На этой сковороде бабушка меня учила жарить блины, я не удержала, выронила, сковорода расчертила пол, оставив шрам на линолеуме, кипящее масло брызнуло на свежие занавески; бабушка в сердцах выкликнула пророческое:
– Катя! У тебя руки, как из жопы!
Я долго не могла ее за это простить, вообще раньше часто на нее обижалась. (Сейчас, жаря блины, особенно в запарке, особенно когда Вася лезет под руку, ставлю себя на ее место и думаю – ну а что она еще могла сказать? Во-первых, правда, хоть и грубо. Во-вторых, она просто не успела научиться иначе: война, разруха, бедность. Становление выпало на сложное время. Оглядываюсь назад: еще в тридцать лет я могла стать, какая угодно, но в сорок навсегда сложилось, какой мне быть, я уже вряд ли смогу сильно измениться).

Бабушка относилась к нам с сестрой по-спартански, как ко взрослым. Я всегда полагала, что она больше любила Олю. Недавно мы разговаривали; Оля сказала, да ты что, Кать, наоборот, бабушка вообще никого не любила, и меньше всего – себя. Не потому, что плохой человек, человек она хороший. А просто: так трудно сложилась жизнь. На любовь не хватило досуга.

Впрочем, вот что. Бабушка любила цветы.
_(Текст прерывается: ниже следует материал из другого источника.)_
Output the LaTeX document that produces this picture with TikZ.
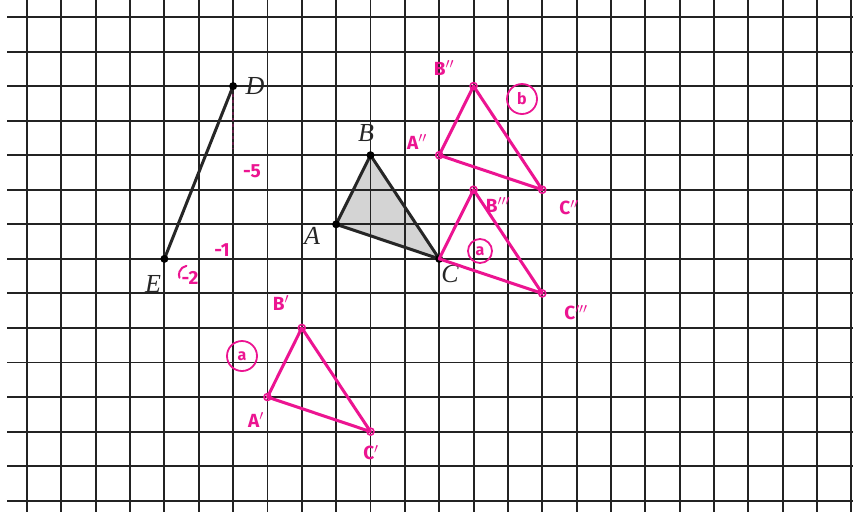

У нас на даче была аллейка: крепкие ряды янычаров – турецких гвоздик по обеим сторонам короткой, всего в два метра, асфальтовой дорожки; декоративная спаржа – зеленое гипюровое облако на ножке, ею прорежали срезанные букеты. У калитки – нежные пожары вечно мятых, вечно полупьяных флоксов. Флоксы хорошо пахли, но быстро вяли, теряли форму – напоминали музыкантов, отдыхающих после выступления на вечеринке, – только что сосредоточенные, с идеальной осанкой, они вдруг на глазах раскисали в ветреных пошляков.

Флоксы были лишенцы, аутсайдеры, бабушка богемой не интересовалсь; все свое сердце она отдавала георгинам – аристократам нашего палисадника. Они жили ближе всего к дому, чтобы ими можно было любоваться с веранды.
Бабушка покупала или выменивала луковицы, читала книги, рыхлила, удобряла, – вместо того, чтобы прилечь после кухонной и огородной вахты. Высокие, неестественно для Псковской области нарядные, экзотические, как трансвеститы, георгины задирали надменные подбородки перед простецами: картошкой, клубникой, ревенем и крыжовником. После какой-то ссоры я оторвала у главного бабушкиного любимца, флагмана ее цветника, лохматую, бордово-белую голову с симметрично уложенными, как на развесистом барочном парике, лепестками. Бабушка, обычно скорая на расправу, тогда почему-то промолчала, пожизненно лишив меня возможности себя хоть как-то оправдать.

Когда она варила варенье, оставляла детям пенки на блюдце, как молоко котятам, жалела дочек, прожила жизнь с нашим дедушкой, любителем рюмочки, фантазером и донжуаном, который после ее похорон подошел к нам с Олей и с чувством сказал: «А до бабы Юли у меня была жена баба Лена». Дед неожиданно оказался легкомысленным фигаро здесь, фигаро там – первая супруга, односельчанка, не поехала за ним в армию на Север, возвращаться для развода нашему по-шиллеровски влюбчивому дедушке было слишком хлопотно и долго («теперь или никогда»), мухлевать с документами ему как сыну врага народа было не впервой, он уже это делал, чтобы остаться на сверхсрочной…. Вот так они поженились с бабушкой.

Кажется, это был конец апреля – май. В питерских воспоминаниях у меня обычно климатический бардак, но тогда точно наступила весна: холодная, пыльная, черно-белая. Я работала редактором газеты на Леушинском подворье, вернее, это только громко называлось – редактор; на самом деле я мыла полы, посуду, чистила подсвечники, готовила трапезу, бегала по поручениям, пахала в архивах, писала заметки в скверном клерикальном стиле. Такая у меня была глупая юность, вся в перечеркнутых красным ошибках, как сочинение двоечника.

Мы стояли на улице Некрасова, прошел крестный ход (значит, дело было на Пасху?), отец Геннадий нараспев читал в последний раз Евангелие, как я увидела родителей. Я не успела предположить, что могло случиться, почему они вдруг оказались у меня «на работе». Обычно мое воображение мгновенно отстраивает в деталях любое, самое катастрофическое горе, а тут я тупо, без единой мысли, смотрела на мамино лицо, и пыталась догадаться – что с ней? Она плачет или смеется? У меня не возникло никаких предчувствий. Никакой паники. Позже, когда мама сказала «бабушка умерла», и я смогла это расслышать, я нелепо переспросила: «Бабушка что?», мы обнялись, родители уехали, и я поднялась в храм, с разрастающимся ледяным сквозняком в груди, только тогда мне стало страшно.

Меня утешали: «Век человека семьдесят лет, жизнь его яко трава». Зачем-то люди себя обманывают, выдумывая оправдания тому, что объяснить невозможно. Как будто от этого станет легче жить. Как будто ты ни в чем не виноват. Впрочем, я ведь и сама такая. Хочу, когда поеду к ней на кладбище, привезти ей георгины.